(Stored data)
──────

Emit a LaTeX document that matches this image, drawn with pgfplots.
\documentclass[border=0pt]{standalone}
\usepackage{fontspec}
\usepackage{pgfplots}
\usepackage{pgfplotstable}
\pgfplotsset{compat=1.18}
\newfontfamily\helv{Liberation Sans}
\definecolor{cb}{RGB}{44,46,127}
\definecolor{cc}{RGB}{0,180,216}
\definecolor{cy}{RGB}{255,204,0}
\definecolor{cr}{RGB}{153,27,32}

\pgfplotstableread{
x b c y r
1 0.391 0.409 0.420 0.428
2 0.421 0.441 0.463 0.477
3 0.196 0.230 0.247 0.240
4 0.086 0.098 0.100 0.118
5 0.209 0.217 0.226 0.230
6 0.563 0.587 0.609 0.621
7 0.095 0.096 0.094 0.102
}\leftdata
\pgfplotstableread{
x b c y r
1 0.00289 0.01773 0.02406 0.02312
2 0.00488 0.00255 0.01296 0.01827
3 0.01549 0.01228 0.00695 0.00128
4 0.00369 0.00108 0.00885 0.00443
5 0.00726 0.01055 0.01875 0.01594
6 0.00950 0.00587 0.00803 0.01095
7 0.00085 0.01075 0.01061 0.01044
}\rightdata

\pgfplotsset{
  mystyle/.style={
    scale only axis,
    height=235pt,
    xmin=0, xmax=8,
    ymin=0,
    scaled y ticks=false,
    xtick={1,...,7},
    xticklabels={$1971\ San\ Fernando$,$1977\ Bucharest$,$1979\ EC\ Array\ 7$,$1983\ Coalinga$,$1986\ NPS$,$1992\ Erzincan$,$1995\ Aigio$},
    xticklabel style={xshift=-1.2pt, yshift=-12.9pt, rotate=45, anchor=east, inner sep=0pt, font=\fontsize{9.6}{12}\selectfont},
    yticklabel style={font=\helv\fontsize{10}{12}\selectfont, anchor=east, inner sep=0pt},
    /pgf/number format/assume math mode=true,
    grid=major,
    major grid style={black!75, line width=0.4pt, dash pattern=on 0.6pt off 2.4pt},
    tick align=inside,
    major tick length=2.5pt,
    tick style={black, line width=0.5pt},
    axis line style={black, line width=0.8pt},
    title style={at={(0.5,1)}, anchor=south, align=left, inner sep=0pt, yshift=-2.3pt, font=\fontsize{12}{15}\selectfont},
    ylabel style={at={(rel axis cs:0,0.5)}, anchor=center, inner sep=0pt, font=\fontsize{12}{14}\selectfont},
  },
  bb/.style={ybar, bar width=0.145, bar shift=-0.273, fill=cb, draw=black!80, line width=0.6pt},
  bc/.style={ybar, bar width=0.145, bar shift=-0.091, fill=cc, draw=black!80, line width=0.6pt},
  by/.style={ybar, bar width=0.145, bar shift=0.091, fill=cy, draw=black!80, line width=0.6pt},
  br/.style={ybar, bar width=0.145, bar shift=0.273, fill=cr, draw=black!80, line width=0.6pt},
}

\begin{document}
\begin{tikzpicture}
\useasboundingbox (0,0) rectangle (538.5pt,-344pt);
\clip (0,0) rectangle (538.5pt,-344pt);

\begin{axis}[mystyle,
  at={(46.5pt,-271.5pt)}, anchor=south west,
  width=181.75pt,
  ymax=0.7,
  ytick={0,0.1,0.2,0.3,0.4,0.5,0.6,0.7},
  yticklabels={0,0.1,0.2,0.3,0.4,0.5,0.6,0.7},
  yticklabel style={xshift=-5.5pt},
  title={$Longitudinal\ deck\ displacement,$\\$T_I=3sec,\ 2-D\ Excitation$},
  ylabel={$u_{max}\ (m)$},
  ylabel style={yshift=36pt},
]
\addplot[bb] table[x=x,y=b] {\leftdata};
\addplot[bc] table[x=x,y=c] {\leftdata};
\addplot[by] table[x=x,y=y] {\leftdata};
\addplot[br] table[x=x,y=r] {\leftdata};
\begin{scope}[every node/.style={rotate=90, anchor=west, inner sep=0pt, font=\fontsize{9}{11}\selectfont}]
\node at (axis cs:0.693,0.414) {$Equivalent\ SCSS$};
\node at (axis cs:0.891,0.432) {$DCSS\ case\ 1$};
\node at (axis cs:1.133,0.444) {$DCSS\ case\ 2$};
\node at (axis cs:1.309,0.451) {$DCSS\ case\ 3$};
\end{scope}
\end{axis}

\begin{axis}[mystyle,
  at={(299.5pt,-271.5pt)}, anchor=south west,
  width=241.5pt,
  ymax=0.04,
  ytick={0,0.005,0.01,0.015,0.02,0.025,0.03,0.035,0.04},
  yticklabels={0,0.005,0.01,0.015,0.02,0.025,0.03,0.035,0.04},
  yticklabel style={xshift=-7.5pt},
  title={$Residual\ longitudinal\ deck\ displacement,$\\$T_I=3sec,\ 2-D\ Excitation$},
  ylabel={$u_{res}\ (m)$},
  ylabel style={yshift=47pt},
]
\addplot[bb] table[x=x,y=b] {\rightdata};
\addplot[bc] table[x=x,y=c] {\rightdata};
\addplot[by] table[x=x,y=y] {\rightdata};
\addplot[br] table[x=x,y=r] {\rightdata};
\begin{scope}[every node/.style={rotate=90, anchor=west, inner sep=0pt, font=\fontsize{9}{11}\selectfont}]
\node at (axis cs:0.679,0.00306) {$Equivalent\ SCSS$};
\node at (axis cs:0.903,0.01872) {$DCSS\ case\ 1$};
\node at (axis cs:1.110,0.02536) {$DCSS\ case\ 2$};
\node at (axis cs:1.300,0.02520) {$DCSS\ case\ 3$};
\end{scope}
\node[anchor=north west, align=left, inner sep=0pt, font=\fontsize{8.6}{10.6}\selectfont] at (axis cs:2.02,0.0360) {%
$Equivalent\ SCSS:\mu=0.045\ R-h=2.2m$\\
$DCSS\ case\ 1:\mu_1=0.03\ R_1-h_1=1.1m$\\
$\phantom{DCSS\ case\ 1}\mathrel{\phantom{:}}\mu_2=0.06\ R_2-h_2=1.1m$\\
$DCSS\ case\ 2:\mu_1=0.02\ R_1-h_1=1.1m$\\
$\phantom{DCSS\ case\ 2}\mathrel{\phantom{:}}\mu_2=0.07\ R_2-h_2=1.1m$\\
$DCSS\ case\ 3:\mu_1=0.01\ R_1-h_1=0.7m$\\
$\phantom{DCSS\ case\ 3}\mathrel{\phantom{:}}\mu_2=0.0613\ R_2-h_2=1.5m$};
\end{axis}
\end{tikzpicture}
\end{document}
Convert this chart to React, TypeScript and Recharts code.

──────

### [Stated exercise]
Retype the material in full, character for character.

### [Response to this exercise]
Emit a LaTeX document that matches this image, drawn with pgfplots.
\documentclass[border=0pt]{standalone}
\usepackage{fontspec}
\usepackage{pgfplots}
\usepackage{pgfplotstable}
\pgfplotsset{compat=1.18}
\newfontfamily\helv{Liberation Sans}
\definecolor{cb}{RGB}{44,46,127}
\definecolor{cc}{RGB}{0,180,216}
\definecolor{cy}{RGB}{255,204,0}
\definecolor{cr}{RGB}{153,27,32}

\pgfplotstableread{
x b c y r
1 0.391 0.409 0.420 0.428
2 0.421 0.441 0.463 0.477
3 0.196 0.230 0.247 0.240
4 0.086 0.098 0.100 0.118
5 0.209 0.217 0.226 0.230
6 0.563 0.587 0.609 0.621
7 0.095 0.096 0.094 0.102
}\leftdata
\pgfplotstableread{
x b c y r
1 0.00289 0.01773 0.02406 0.02312
2 0.00488 0.00255 0.01296 0.01827
3 0.01549 0.01228 0.00695 0.00128
4 0.00369 0.00108 0.00885 0.00443
5 0.00726 0.01055 0.01875 0.01594
6 0.00950 0.00587 0.00803 0.01095
7 0.00085 0.01075 0.01061 0.01044
}\rightdata

\pgfplotsset{
  mystyle/.style={
    scale only axis,
    height=235pt,
    xmin=0, xmax=8,
    ymin=0,
    scaled y ticks=false,
    xtick={1,...,7},
    xticklabels={$1971\ San\ Fernando$,$1977\ Bucharest$,$1979\ EC\ Array\ 7$,$1983\ Coalinga$,$1986\ NPS$,$1992\ Erzincan$,$1995\ Aigio$},
    xticklabel style={xshift=-1.2pt, yshift=-12.9pt, rotate=45, anchor=east, inner sep=0pt, font=\fontsize{9.6}{12}\selectfont},
    yticklabel style={font=\helv\fontsize{10}{12}\selectfont, anchor=east, inner sep=0pt},
    /pgf/number format/assume math mode=true,
    grid=major,
    major grid style={black!75, line width=0.4pt, dash pattern=on 0.6pt off 2.4pt},
    tick align=inside,
    major tick length=2.5pt,
    tick style={black, line width=0.5pt},
    axis line style={black, line width=0.8pt},
    title style={at={(0.5,1)}, anchor=south, align=left, inner sep=0pt, yshift=-2.3pt, font=\fontsize{12}{15}\selectfont},
    ylabel style={at={(rel axis cs:0,0.5)}, anchor=center, inner sep=0pt, font=\fontsize{12}{14}\selectfont},
  },
  bb/.style={ybar, bar width=0.145, bar shift=-0.273, fill=cb, draw=black!80, line width=0.6pt},
  bc/.style={ybar, bar width=0.145, bar shift=-0.091, fill=cc, draw=black!80, line width=0.6pt},
  by/.style={ybar, bar width=0.145, bar shift=0.091, fill=cy, draw=black!80, line width=0.6pt},
  br/.style={ybar, bar width=0.145, bar shift=0.273, fill=cr, draw=black!80, line width=0.6pt},
}

\begin{document}
\begin{tikzpicture}
\useasboundingbox (0,0) rectangle (538.5pt,-344pt);
\clip (0,0) rectangle (538.5pt,-344pt);

\begin{axis}[mystyle,
  at={(46.5pt,-271.5pt)}, anchor=south west,
  width=181.75pt,
  ymax=0.7,
  ytick={0,0.1,0.2,0.3,0.4,0.5,0.6,0.7},
  yticklabels={0,0.1,0.2,0.3,0.4,0.5,0.6,0.7},
  yticklabel style={xshift=-5.5pt},
  title={$Longitudinal\ deck\ displacement,$\\$T_I=3sec,\ 2-D\ Excitation$},
  ylabel={$u_{max}\ (m)$},
  ylabel style={yshift=36pt},
]
\addplot[bb] table[x=x,y=b] {\leftdata};
\addplot[bc] table[x=x,y=c] {\leftdata};
\addplot[by] table[x=x,y=y] {\leftdata};
\addplot[br] table[x=x,y=r] {\leftdata};
\begin{scope}[every node/.style={rotate=90, anchor=west, inner sep=0pt, font=\fontsize{9}{11}\selectfont}]
\node at (axis cs:0.693,0.414) {$Equivalent\ SCSS$};
\node at (axis cs:0.891,0.432) {$DCSS\ case\ 1$};
\node at (axis cs:1.133,0.444) {$DCSS\ case\ 2$};
\node at (axis cs:1.309,0.451) {$DCSS\ case\ 3$};
\end{scope}
\end{axis}

\begin{axis}[mystyle,
  at={(299.5pt,-271.5pt)}, anchor=south west,
  width=241.5pt,
  ymax=0.04,
  ytick={0,0.005,0.01,0.015,0.02,0.025,0.03,0.035,0.04},
  yticklabels={0,0.005,0.01,0.015,0.02,0.025,0.03,0.035,0.04},
  yticklabel style={xshift=-7.5pt},
  title={$Residual\ longitudinal\ deck\ displacement,$\\$T_I=3sec,\ 2-D\ Excitation$},
  ylabel={$u_{res}\ (m)$},
  ylabel style={yshift=47pt},
]
\addplot[bb] table[x=x,y=b] {\rightdata};
\addplot[bc] table[x=x,y=c] {\rightdata};
\addplot[by] table[x=x,y=y] {\rightdata};
\addplot[br] table[x=x,y=r] {\rightdata};
\begin{scope}[every node/.style={rotate=90, anchor=west, inner sep=0pt, font=\fontsize{9}{11}\selectfont}]
\node at (axis cs:0.679,0.00306) {$Equivalent\ SCSS$};
\node at (axis cs:0.903,0.01872) {$DCSS\ case\ 1$};
\node at (axis cs:1.110,0.02536) {$DCSS\ case\ 2$};
\node at (axis cs:1.300,0.02520) {$DCSS\ case\ 3$};
\end{scope}
\node[anchor=north west, align=left, inner sep=0pt, font=\fontsize{8.6}{10.6}\selectfont] at (axis cs:2.02,0.0360) {%
$Equivalent\ SCSS:\mu=0.045\ R-h=2.2m$\\
$DCSS\ case\ 1:\mu_1=0.03\ R_1-h_1=1.1m$\\
$\phantom{DCSS\ case\ 1}\mathrel{\phantom{:}}\mu_2=0.06\ R_2-h_2=1.1m$\\
$DCSS\ case\ 2:\mu_1=0.02\ R_1-h_1=1.1m$\\
$\phantom{DCSS\ case\ 2}\mathrel{\phantom{:}}\mu_2=0.07\ R_2-h_2=1.1m$\\
$DCSS\ case\ 3:\mu_1=0.01\ R_1-h_1=0.7m$\\
$\phantom{DCSS\ case\ 3}\mathrel{\phantom{:}}\mu_2=0.0613\ R_2-h_2=1.5m$};
\end{axis}
\end{tikzpicture}
\end{document}
Convert this chart to React, TypeScript and Recharts code.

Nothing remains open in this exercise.